Margaret Macdonald was born in Staffordshire on Bonfire Night (5th November) 1864. Her father was a colliery manager and engineer. Along with her younger sister Francis, Margaret attended the Orme Girls' School, Newcastle-under-Lyme, Staffordshire. The family relocated to Glasgow in 1890, and both daughters enrolled as day students in design at the Glasgow School of Art. Margaret enjoyed working with various mediums including metalwork, embroidery, and textiles. 

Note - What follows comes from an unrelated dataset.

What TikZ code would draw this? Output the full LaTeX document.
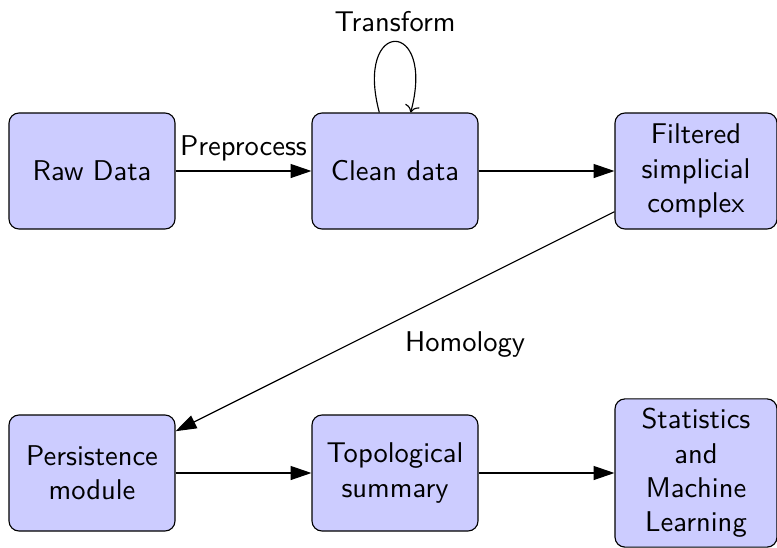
\documentclass[tikz,border=0pt]{standalone}
\usetikzlibrary{arrows.meta}
\begin{document}
\begin{tikzpicture}[x=0.35pt,y=-0.35pt,font=\sffamily,
  blockbox/.style={draw, fill=blue!20, rounded corners=3.5pt, align=center,
    minimum width=58.1pt, minimum height=40.6pt, inner sep=3.33pt},
  narrowbox/.style={blockbox, minimum width=56.7pt},
  arr/.style={-{Triangle[length=7.3pt,width=4.9pt]}}]
\useasboundingbox (0,0) rectangle (777,547);
\node[blockbox] (raw) at (92,171) {Raw Data};
\node[blockbox] (clean) at (395,171) {Clean data};
\node[narrowbox] (filt) at (696,171) {Filtered\\simplicial\\complex};
\node[blockbox] (pers) at (92,473) {Persistence\\module};
\node[blockbox] (topo) at (395,473) {Topological\\summary};
\node[narrowbox] (stat) at (696,473) {Statistics\\and\\Machine\\Learning};
\draw[arr] (raw) -- node[above] {Preprocess} (clean);
\draw[->] (clean) to[loop above] node[above] {Transform} (clean);
\draw[arr] (clean) -- (filt);
\draw[arr] (filt) -- node[midway, below right] {Homology} (pers);
\draw[arr] (pers) -- (topo);
\draw[arr] (topo) -- (stat);
\end{tikzpicture}
\end{document}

In 1896, Margaret and Frances opened up a joint studio, the Macdonald Sisters Studio at 128 Hope Street, Glasgow. There they produced book illustrations, embroidery, gesso panels, leaded glass and repoussé metalwork. Taking inspiration from their adopted city, their innovative work was inspired by Celtic imagery, literature, symbolism, and folklore.  


There is debate around exactly when the sisters met Charles Rennie Mackintosh and his friend/colleague Herbert MacNair, but they probably met around 1892 at the Glasgow School of Art (where the men were also studying, but as night students). It is thought they were introduced by the headmaster who recognised that they were working in similar styles. They became known locally as "The Four" and by 1894, they were curating joint exhibitions. These works received mixed reviews – some claimed that the gaunt, linear forms of the Macdonald sisters' artwork were 'ghoulish' and earned them the moniker 'The Spook School'.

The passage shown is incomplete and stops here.